Does that mean we are unchanged? Not at all. Although commercial corporations have not been able to capture the orthodontic delivery system, they still have had a major impact on our specialty. Consider the organization of orthodontists into groups of service providers with their practices under corporate management. Mergers have made giant corporations out of yesterday's small suppliers. Anyone who watches television has seen orthodontic appliances advertised directly to the public, complete with offers by the advertiser to refer consumers to company-certified orthodontists.

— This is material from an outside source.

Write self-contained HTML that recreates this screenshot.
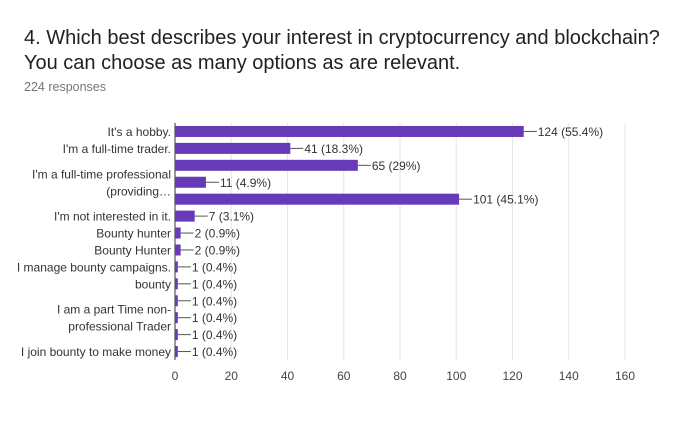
<!DOCTYPE html>
<html><head><meta charset="utf-8"><style>
body{margin:0;width:696px;height:428px;background:#fff;font-family:"Liberation Sans",sans-serif;overflow:hidden}
.t{position:absolute;left:24px;top:26px;font-size:20px;line-height:25px;color:#202124}
.r{position:absolute;left:24px;top:80px;font-size:12.5px;color:#777}
</style></head><body>
<div class="t">4. Which best describes your interest in cryptocurrency and blockchain?<br>You can choose as many options as are relevant.</div>
<div class="r">224 responses</div>
<svg id="c" width="696" height="428" style="position:absolute;left:0;top:0"></svg>
<script>
const values=[124,41,65,11,101,7,2,2,1,1,1,1,1,1];
const valueLabels=["124 (55.4%)","41 (18.3%)","65 (29%)","11 (4.9%)","101 (45.1%)","7 (3.1%)","2 (0.9%)","2 (0.9%)","1 (0.4%)","1 (0.4%)","1 (0.4%)","1 (0.4%)","1 (0.4%)","1 (0.4%)"];
const ticks=[0,20,40,60,80,100,120,140,160];
const labels=[[0,"It's a hobby."],[1,"I'm a full-time trader."],[5,"I'm not interested in it."],[6,"Bounty hunter"],[7,"Bounty Hunter"],[8,"I manage bounty campaigns."],[9,"bounty"],[13,"I join bounty to make money"]];
const multi=[[3,["I'm a full-time professional","(providing…"]],[11,["I am a part Time non-","professional Trader"]]];
const svg=document.getElementById('c');const NS="http://www.w3.org/2000/svg";
const x0=175,x1=625,top0=123,bot=360;
const n=values.length;const pitch=(bot-top0)/n;
const X=v=>x0+(v-ticks[0])/(ticks[ticks.length-1]-ticks[0])*(x1-x0);
const Y=i=>top0+pitch*(i+0.5);
function el(t,a,txt){const e=document.createElementNS(NS,t);for(const k in a)e.setAttribute(k,a[k]);if(txt!=null)e.textContent=txt;svg.appendChild(e);return e;}
ticks.forEach(t=>{const g=el('line',{x1:X(t),x2:X(t),y1:top0,y2:bot,stroke:t===0?'#333':'#e6e6e6','stroke-width':1});

const l=el('text',{x:X(t),y:bot+20,'text-anchor':'middle','font-size':12,fill:'#444'},t);
});
values.forEach((v,i)=>{const y=Y(i);
const b=el('rect',{x:x0,y:y-5.5,width:X(v)-x0,height:11,fill:'#673ab7'});

const ln=el('line',{x1:X(v),x2:X(v)+13,y1:y,y2:y,stroke:'#555','stroke-width':1});

const t=el('text',{x:X(v)+14,y:y+4.5,'font-size':12,fill:'#333'},valueLabels[i]);
});
labels.forEach(([i,s])=>{const t=el('text',{x:x0-4,y:Y(i)+4.5,'text-anchor':'end','font-size':12,fill:'#333'},s);
});
multi.forEach(([i,ls])=>{ls.forEach((s,k)=>{const t=el('text',{x:x0-4,y:Y(i)-4+k*17,'text-anchor':'end','font-size':12,fill:'#333'},s);
});});
</script>
</body></html>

More and more, we see professional activities reflecting the influence of large commercial concerns. Many speakers have corporate sponsorship and, in some cases, work completely under the aegis of commercial firms. More and more commercial booth space is sold to support meeting expenses. Professional meetings are taking on more and more the character of trade shows. Just the other day, one of the people of the business world told me of an orthodontist approaching him and asking for help in commercializing an orthodontic constituent society meeting.

These changes are neither intrinsically good nor bad. What is important is that orthodontists consciously recognize that moves in this direction carry the potential to make our orthodontic profession lose the characteristics that differentiate it from the business profession. Yes, there is a business component to the practice of orthodontics, but no, orthodontics is not a business.

Clearly, an orthodontic professional needs to make a living, and we have been fortunate that most members of our specialty make a very comfortable living. This makes our specialty attractive to young dentists and brings us the very best of recent dental school graduates. However, we also need to guard against the allure of personal gain alone as the only goal. This may be a worthwhile goal to a businessperson who regards success in business as synonymous with profit. However, it is clear that orthodontic success is not synonymous with profit alone. Success in the specialty of orthodontics carries far more responsibilities than simply being profitable.

One salient difference is that society grants orthodontists a license. This license essentially amounts to a legal monopoly, and the monopoly carries with it a service obligation. The term service obligation is not a platitude. Inherent in our service obligation is a trust—a trust that represents a contract entitling the patient to know that we will pursue the patient's best interests over the profit motive. This is in distinct contrast to the profit-driven concept of caveat emptor, or “let the buyer beware.” It is a slippery slope should the profit motive begin to crowd out the service aspect of our professional life.

Orthodontics is undergoing, and will continue to undergo, evolutionary changes. Now, more than ever, we must be acutely aware of the direction in which the changes are moving. As orthodontically interested commercial corporations merge and grow ever larger, we must avoid allowing the tail to wag the dog. As commercial business interests become more concentrated and centralized, they become more powerful. To paraphrase Voltaire, “Power corrupts, and absolute power corrupts absolutely.”

Dr Malcolm Moos, a speechwriter for President Eisenhower, coined the famous and cautionary phrase “beware the military-industrial complex.” His message clearly was that big money could corrupt, a phenomenon with very contemporary applications. If Dr Moos were writing today, he might also caution us—beware the health-industrial complex.